Runcorn lo miraba fijamente.

– ¿Y bien? ¿Qué me dice? -preguntó.

– Sí, señor -dijo volviendo a la realidad-. Estoy perfectamente de acuerdo con usted, señor. Soy de la opinión de que puede tratarse de algo muy desagradable. Hay que odiar mucho a una persona para matarla de la manera que mataron a Grey. Imagino que, si el asunto tiene algo que ver con la familia, harán lo posible para taparlo. De hecho, el hijo mayor, el actual lord Shelburne, no parecía demasiado interesado en que indagara en esa dirección. Hizo lo posible para convencerme de que reconsiderara la idea de que el autor era un ladrón circunstancial o un loco.

– ¿Y Su Señoría?

– Ella está empeñada en que prosiga las pesquisas.

– Pues en ese caso está de suerte, ¿verdad? -dijo Runcorn asintiendo con la cabeza y plegando sus labios en una mueca-, porque esto es ni más ni menos lo que va usted a hacer.

Monk advirtió el punto final a la entrevista.

– Sí, señor, empezaré con Yeats.

Se excusó y se dirigió a su despacho.

Evan estaba sentado a la mesa, ocupado escribiendo. Levantó la cabeza con una sonrisa furtiva cuando entró Monk. Éste experimentó una alegría inusitada al verlo; se daba cuenta de que ya veía en Evan más a un amigo que un colega.

– ¿Qué tal Shelburne? -preguntó Evan.

– ¡De lo más delicioso! -replicó Monk-. Y de lo más formal. ¿Qué me dice del señor Yeats?

– De lo más respetable -la boca de Evan se torció en un gesto de momentánea y contenida satisfacción- y de lo más ordinario.

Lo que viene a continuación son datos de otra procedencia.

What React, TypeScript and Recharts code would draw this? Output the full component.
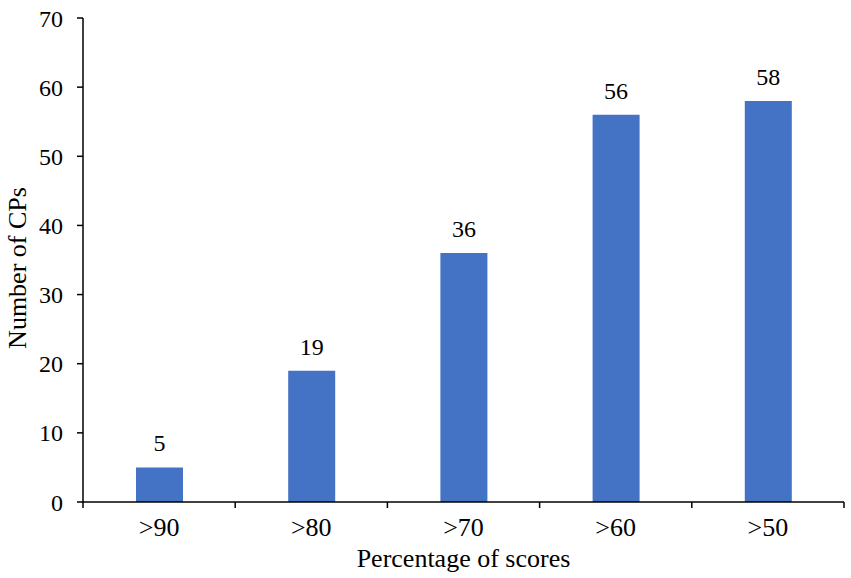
import { BarChart, Bar, XAxis, YAxis, LabelList } from "recharts";

const categories = [">90", ">80", ">70", ">60", ">50"];
const counts = [5, 19, 36, 56, 58];
const yTicks = [0, 10, 20, 30, 40, 50, 60, 70];

const data = categories.map((c, i) => ({ cat: c, count: counts[i] }));

const font = "'Liberation Serif', 'Times New Roman', serif";
const txt = { fontFamily: font, fontSize: 24, fill: "#000" };
const axisTitle = { fontFamily: font, fontSize: 26, fill: "#000" };
const line = { stroke: "#000", strokeWidth: 1.5 };
const TICK_SIZE = 6;
const TICK_MARGIN = 10;

// category label + tick marks on the band edges (Excel style)
function XTick({ x, y, payload, index }: any) {
  const half = payload.offset || 0;
  const y0 = y - TICK_SIZE - TICK_MARGIN;
  const isLast = index === categories.length - 1;
  return (
    <g>
      <line x1={x - half} x2={x - half} y1={y0} y2={y0 + TICK_SIZE} {...line} />
      {isLast && <line x1={x + half} x2={x + half} y1={y0} y2={y0 + TICK_SIZE} {...line} />}
      <text x={x} y={y} dy="0.71em" textAnchor="middle" style={{ ...txt, fontSize: 26 }}>{payload.value}</text>
    </g>
  );
}

function YTitle({ viewBox }: any) {
  const x = viewBox.x + 17;
  const y = viewBox.y + viewBox.height / 2 + 8;
  return (
    <text x={x} y={y} transform={`rotate(-90, ${x}, ${y})`} textAnchor="middle"
      dominantBaseline="central" style={axisTitle}>
      Number of CPs
    </text>
  );
}

export default function App() {
  return (
    <div style={{ position: "absolute", left: 0, top: 0, background: "#fff" }}>
      <BarChart width={851} height={578} data={data} margin={{ top: 18, right: 7, bottom: 0, left: 0 }}>
        <XAxis dataKey="cat" height={76} tickLine={false} tickSize={TICK_SIZE} tickMargin={TICK_MARGIN}
          tick={<XTick />} interval={0} axisLine={line}
          label={{ value: "Percentage of scores", position: "insideBottom", offset: 11, style: axisTitle }} />
        <YAxis domain={[0, 70]} ticks={yTicks} width={83} tickSize={6} tickMargin={14} tick={txt}
          axisLine={line} tickLine={line} label={<YTitle />} />
        <Bar dataKey="count" fill="#4472C4" barSize={47} isAnimationActive={false}>
          <LabelList dataKey="count" position="top" offset={16} style={txt} />
        </Bar>
      </BarChart>
    </div>
  );
}
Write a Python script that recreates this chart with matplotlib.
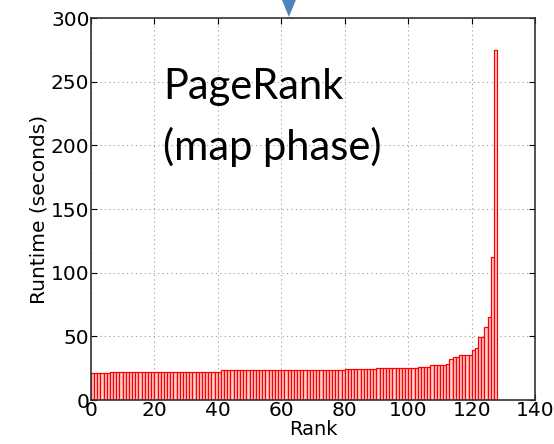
import numpy as np
import matplotlib
matplotlib.use('Agg')
import matplotlib.pyplot as plt
from matplotlib.patches import Polygon

# runtime per task, sorted
runtime = [
    21, 21, 21, 21, 21, 21,
    22.3, 22.3, 22.3, 22.3, 22.3, 22.3, 22.3, 22.3, 22.3, 22.3,
    22.3, 22.3, 22.3, 22.3, 22.3, 22.3, 22.3, 22.3, 22.3, 22.3,
    22.3, 22.3, 22.3, 22.3, 22.3, 22.3, 22.3, 22.3, 22.3, 22.3,
    22.3, 22.3, 22.3, 22.3, 22.3,
    23.3, 23.3, 23.3, 23.3, 23.3, 23.3, 23.3, 23.3, 23.3, 23.3,
    23.3, 23.3, 23.3, 23.3, 23.3, 23.3, 23.3, 23.3, 23.3, 23.3,
    23.3, 23.3, 23.3, 23.3, 23.3, 23.3, 23.3, 23.3, 23.3, 23.3,
    23.3, 23.3, 23.3, 23.3, 23.3, 23.3, 23.3, 23.3, 23.3,
    24.2, 24.2, 24.2, 24.2, 24.2, 24.2, 24.2, 24.2, 24.2, 24.2,
    25.2, 25.2, 25.2, 25.2, 25.2, 25.2, 25.2, 25.2, 25.2, 25.2,
    25.2, 25.2, 25.2,
    26.3, 26.3, 26.3, 26.3,
    27.5, 27.5, 27.5, 27.5, 27.5,
    28.5, 32, 33.5, 33.5,
    35.5, 35.5, 35.5, 35.5,
    39, 41, 49.5, 49.5, 57.5, 65, 112, 275,
]
rank = np.arange(len(runtime))

fig = plt.figure(figsize=(5.54, 4.44), dpi=100)
ax = fig.add_axes([0.164, 0.099, 0.802, 0.860])

ax.bar(rank, runtime, width=1.0, align='edge', facecolor='#ffd0d0',
       edgecolor='red', linewidth=0.9, zorder=2)

ax.set_xlim(0, 140)
ax.set_ylim(0, 300)
ax.set_xticks(np.arange(0, 141, 20))
ax.set_yticks(np.arange(0, 301, 50))
ax.grid(True, color='#999999', linestyle=(0, (1, 3)), linewidth=0.8, zorder=0)
ax.set_axisbelow(True)
ax.tick_params(direction='in', length=4, labelsize=14.5, top=True, right=True)
ax.tick_params(axis='x', pad=1)
ax.tick_params(axis='y', pad=1)
for s in ax.spines.values():
    s.set_color('#333333')
    s.set_linewidth(1.2)

ax.set_xlabel('Rank', fontsize=14, labelpad=0)
ax.set_ylabel('Runtime (seconds)', fontsize=14.5, labelpad=2)

ax.text(0.162, 0.788, 'PageRank', transform=ax.transAxes,
        fontsize=30, family='Lato', va='baseline', ha='left')
ax.text(0.162, 0.628, '(map phase)', transform=ax.transAxes,
        fontsize=30, family='Lato', va='baseline', ha='left')

# tip of the blue arrow at the top of the slide
tip = Polygon([[0.509, 1.0], [0.534, 1.0], [0.5215, 0.962]], closed=True,
              transform=fig.transFigure, facecolor='#4f81bd', edgecolor='none')
fig.patches.append(tip)

fig.savefig('out.png', dpi=100)
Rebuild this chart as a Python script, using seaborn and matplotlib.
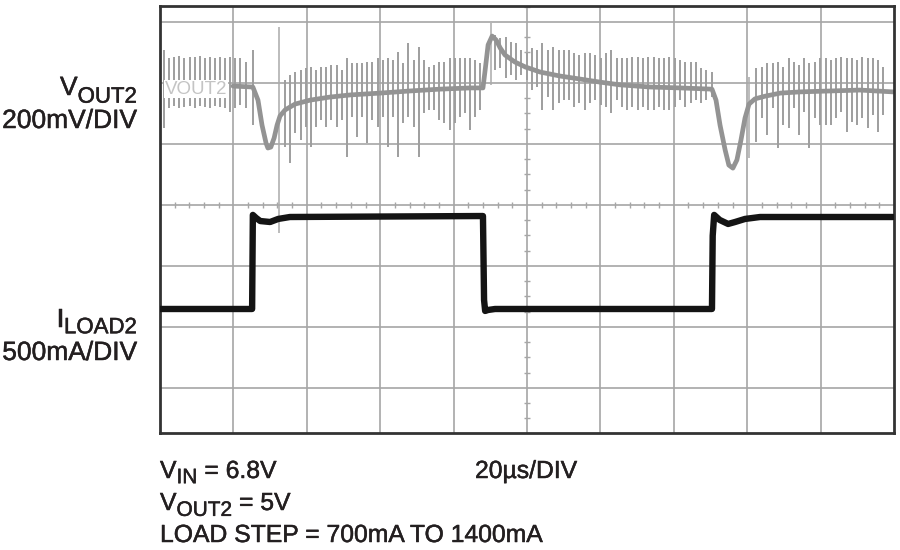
import numpy as np
import pandas as pd
import matplotlib
matplotlib.use('Agg')
import matplotlib.pyplot as plt
import matplotlib.patheffects as pe
import seaborn as sns

# scope settings: 20us/DIV, VOUT2 200mV/DIV (AC), ILOAD2 500mA/DIV
T_DIV = 20.0
V_DIV = 200.0
I_DIV = 500.0
VOUT_POS = 5.934      # graticule position of VOUT2 reference level (div)
ILOAD_ZERO = 0.895    # graticule position of 0 mA (div)

# VOUT2 deviation trace (us, mV)
VOUT_T = [19.9, 25.3, 26.7, 27.8, 28.9, 29.4, 30.2, 31.1, 31.9, 32.7, 34.1, 36.8,
          40.9, 46.3, 51.8, 59.9, 68.1, 76.3, 84.5, 88.0, 88.6, 89.4, 90.5, 91.6,
          92.7, 94.0, 96.7, 99.5, 103.6, 109.0, 114.5, 119.9, 125.4, 133.5, 141.7,
          150.4, 151.5, 152.6, 154.0, 155.0, 156.1, 157.2, 158.3, 159.4, 160.5,
          162.1, 164.9, 169.0, 174.4, 182.6, 190.7, 199.7]
VOUT_MV = [3, 0, -43, -125, -184, -200, -197, -167, -125, -95, -75, -56,
           -43, -33, -26, -20, -13, -7, -3, -3, 56, 138, 167, 154,
           128, 105, 82, 66, 49, 36, 26, 16, 7, 0, -3,
           -7, -43, -125, -207, -256, -266, -239, -174, -102, -56,
           -39, -30, -20, -16, -13, -10, -16]

# ILOAD2 trace (us, mA)
ILOAD_T = [0, 25.1, 25.3, 26.2, 27.3, 30.0, 32.2, 35.4, 88.0, 88.3, 88.6, 89.4,
           91.3, 150.4, 150.6, 151.0, 152.5, 154.8, 156.7, 159.4, 163.5, 199.7]
ILOAD_MA = [700, 700, 1471, 1446, 1421, 1413, 1438, 1454, 1462, 774, 684, 692,
            700, 700, 1300, 1471, 1430, 1397, 1413, 1438, 1454, 1454]

# switching spikes on VOUT2: time (us), top and bottom (mV)
SPK_A_T = [1.1, 2.5, 3.8, 5.2, 6.5, 8.2, 9.5, 10.9, 12.3, 13.6, 15.0, 16.4, 17.7,
           19.1, 20.4, 21.8, 23.4, 25.3]
SPK_A_TOP = [121, 95, 98, 102, 95, 98, 98, 102, 95, 98, 95, 98, 95, 98, 95, 95, 82, 121]
SPK_A_BOT = [-134, -69, -62, -69, -66, -62, -69, -62, -66, -69, -62, -66, -69, -82,
             -69, -59, -69, -125]

SPK_D_T = [34.1, 35.5, 36.9, 38.3, 39.7, 41.1, 42.5, 43.9, 45.3, 46.7, 48.1, 49.5,
           50.9, 52.3, 53.7, 55.1, 56.5, 57.9, 59.3, 60.7, 62.1, 63.5, 64.9, 66.3,
           67.7, 69.1, 70.5, 71.9, 73.3, 74.7, 76.1, 77.5, 78.9, 80.3, 81.7, 83.1,
           84.5, 85.9, 87.3]
SPK_D_TOP = [23, 39, 49, 56, 62, 66, 56, 66, 66, 72, 72, 56, 95, 79, 79, 79, 82, 82,
             95, 89, 95, 89, 115, 79, 144, 89, 131, 89, 66, 72, 82, 82, 95, 95, 95,
             95, 95, 89, 79]
SPK_D_BOT = [-197, -249, -151, -174, -131, -197, -131, -108, -131, -108, -131, -108,
             -230, -98, -164, -98, -184, -108, -131, -98, -197, -98, -230, -118, -98,
             -131, -230, -85, -75, -75, -108, -118, -141, -118, -98, -85, -141, -98, -75]

SPK_E_T = [91.3, 92.7, 94.2, 95.6, 97.0, 98.5, 99.9, 101.4, 102.8, 104.2, 105.7,
           107.1, 108.6, 110.0, 111.4, 112.9, 114.3, 115.8, 117.2, 118.6, 120.1,
           121.5, 123.0, 124.4, 125.8, 127.3, 128.7, 130.2, 131.6, 133.0, 134.5,
           135.9, 137.4, 138.8, 140.2, 141.7, 143.1, 144.6, 146.0, 147.4, 148.9, 150.4]
SPK_E_TOP = [171, 161, 164, 148, 144, 121, 111, 128, 121, 144, 121, 131, 121, 121,
             121, 111, 105, 111, 111, 105, 95, 111, 121, 95, 95, 95, 98, 98, 95, 98,
             98, 95, 95, 98, 95, 89, 82, 82, 82, 62, 56, 49]
SPK_E_BOT = [56, 62, 30, 39, 23, 39, 23, -10, 0, -75, -33, -75, -52, -43, -43, -66,
             -52, -75, -52, -43, -59, -66, -85, -43, -66, -75, -66, -75, -66, -75,
             -75, -66, -75, -75, -66, -43, -66, -52, -43, -52, -43, -33]

SPK_G_T = [162.4, 164.0, 165.4, 167.0, 168.4, 169.8, 171.4, 172.8, 174.1, 175.5,
           176.9, 178.5, 179.9, 181.5, 182.8, 184.2, 185.6, 187.2, 188.6, 189.9,
           191.3, 192.9, 194.3, 195.7, 197.0]
SPK_G_TOP = [62, 66, 79, 79, 82, 66, 95, 82, 72, 95, 79, 82, 95, 95, 89, 95, 98, 95,
             95, 89, 98, 95, 95, 89, 66]
SPK_G_BOT = [-180, -102, -157, -69, -200, -125, -134, -69, -157, -82, -200, -102,
             -125, -125, -125, -102, -82, -148, -115, -125, -102, -134, -92, -148, -92]

# long glitches at the load edges
GLITCH_T = [32.4, 90.2, 160.5]
GLITCH_TOP = [197, 210, 33]
GLITCH_BOT = [-479, 5, -233]

TXT = '#231f20'
BOLDEN = [pe.withStroke(linewidth=0.35, foreground=TXT)]


def vdiv(mv):
    return VOUT_POS + np.asarray(mv, dtype=float) / V_DIV


def idiv(ma):
    return ILOAD_ZERO + np.asarray(ma, dtype=float) / I_DIV


sns.set_theme(style='white')
plt.rcParams['font.family'] = ['Liberation Sans', 'DejaVu Sans']

fig = plt.figure(figsize=(9, 5.5), dpi=100)
ax = fig.add_axes([160 / 900, 117 / 550, 734 / 900, 427 / 550])
ax.set_xlim(0, 10 * T_DIV)
ax.set_ylim(0.262, 7.262)
ax.set_xticks([])
ax.set_yticks([])

# graticule
for k in range(1, 10):
    ax.axvline(k * T_DIV, color='#a6a6a6', lw=1.2, zorder=0)
for k in range(1, 8):
    ax.axhline(k, color='#a6a6a6', lw=1.2, zorder=0)
minor_x = [x for x in np.arange(4, 200, 4) if x % 20]
ax.vlines(minor_x, 4 - 0.045, 4 + 0.045, color='#a6a6a6', lw=1.0, zorder=0)
minor_y = [y for y in np.arange(0.5, 7.26, 0.25) if y % 1]
ax.hlines(minor_y, 100 - 0.7, 100 + 0.7, color='#a6a6a6', lw=1.0, zorder=0)
for s in ax.spines.values():
    s.set_color('#333333')
    s.set_linewidth(2)

# switching spikes
spk_t = SPK_A_T + SPK_D_T + SPK_E_T + SPK_G_T
spk_top = SPK_A_TOP + SPK_D_TOP + SPK_E_TOP + SPK_G_TOP
spk_bot = SPK_A_BOT + SPK_D_BOT + SPK_E_BOT + SPK_G_BOT
ax.vlines(spk_t, vdiv(spk_bot), vdiv(spk_top), color='#9e9e9e', lw=1.4, zorder=1)
ax.vlines(GLITCH_T, vdiv(GLITCH_BOT), vdiv(GLITCH_TOP), color='#aaaaaa', lw=1.1, zorder=1)

vout = pd.DataFrame({'t': VOUT_T, 'y': vdiv(VOUT_MV)})
sns.lineplot(data=vout, x='t', y='y', sort=False, estimator=None,
             color='#939393', lw=3.4, ax=ax, zorder=2)

iload = pd.DataFrame({'t': ILOAD_T, 'y': idiv(ILOAD_MA)})
sns.lineplot(data=iload, x='t', y='y', sort=False, estimator=None,
             color='#141414', lw=4.6, ax=ax, zorder=3)
ax.set_xlabel('')
ax.set_ylabel('')

ax.text(1.4, 5.9, 'VOUT2', fontsize=13.5, color='#c4c4c4', va='center', ha='left',
        zorder=4, bbox=dict(facecolor='white', edgecolor='none', pad=0.5))


def rich(x_px, y_px, parts):
    size0 = parts[0][1]
    first = fig.text(x_px / 900, 1 - y_px / 550, parts[0][0], fontsize=size0,
                     color=TXT, va='baseline', ha='left', path_effects=BOLDEN)
    prev = first
    for s, size, drop in parts[1:]:
        prev = ax.annotate(s, xy=(1, 0), xycoords=(prev, first), xytext=(0, -drop),
                           textcoords='offset points', fontsize=size, color=TXT,
                           va='bottom', ha='left', annotation_clip=False,
                           path_effects=BOLDEN)
    return first, prev


def plain(x_px, y_px, s, size, ha='left'):
    fig.text(x_px / 900, 1 - y_px / 550, s, fontsize=size, color=TXT, ha=ha,
             va='baseline', path_effects=BOLDEN)


right_labels = [rich(60, 95, [('V', 19, 0), ('OUT2', 16, 5.5)]),
                rich(60, 327, [('I', 19, 0), ('LOAD2', 16, 4.5)])]
plain(137, 128, '200mV/DIV', 19, ha='right')
plain(137, 360, '500mA/DIV', 19, ha='right')

rich(160, 478, [('V', 17.8, 0), ('IN', 15, 3), (' = 6.8V', 17.8, 0)])
rich(160, 510, [('V', 17.8, 0), ('OUT2', 15, 3.5), (' = 5V', 17.8, 0)])
plain(160, 542, 'LOAD STEP = 700mA TO 1400mA', 17.8)
plain(475, 478, '20µs/DIV', 17.8)

# right-align the subscripted channel labels
fig.canvas.draw()
renderer = fig.canvas.get_renderer()
for first, last in right_labels:
    dx = last.get_window_extent(renderer).x1 - 137
    x0, y0 = first.get_position()
    first.set_position((x0 - dx / 900, y0))

fig.savefig('out.png', dpi=100, facecolor='white')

Nadie tiene nada contra él. De hecho, nadie dice mucho de él, incluso hay a quien le cuesta recordar de quién se trata.

Monk desterró a Yeats de sus pensamientos y habló de lo que más le importaba en aquel momento.

– Runcorn es de la opinión de que las cosas se complicarán bastante y espera mucho de nosotros…

– Naturalmente. -Evan lo miró de manera absolutamente franca-. Por eso se dio tanta prisa en meterlo a usted en el caso, pese a que apenas se ha repuesto del accidente. Siempre que uno tiene que habérselas con la aristocracia las cosas se ponen feas. Y reconozcámoslo, por lo general a los policías se nos trata como si estuviéramos al mismo nivel social que los criados. Somos como las alcantarillas: cuanto más lejos, mejor. Somos necesarios en una sociedad imperfecta, pero no resultamos lo bastante dignos como para hacernos pasar al salón.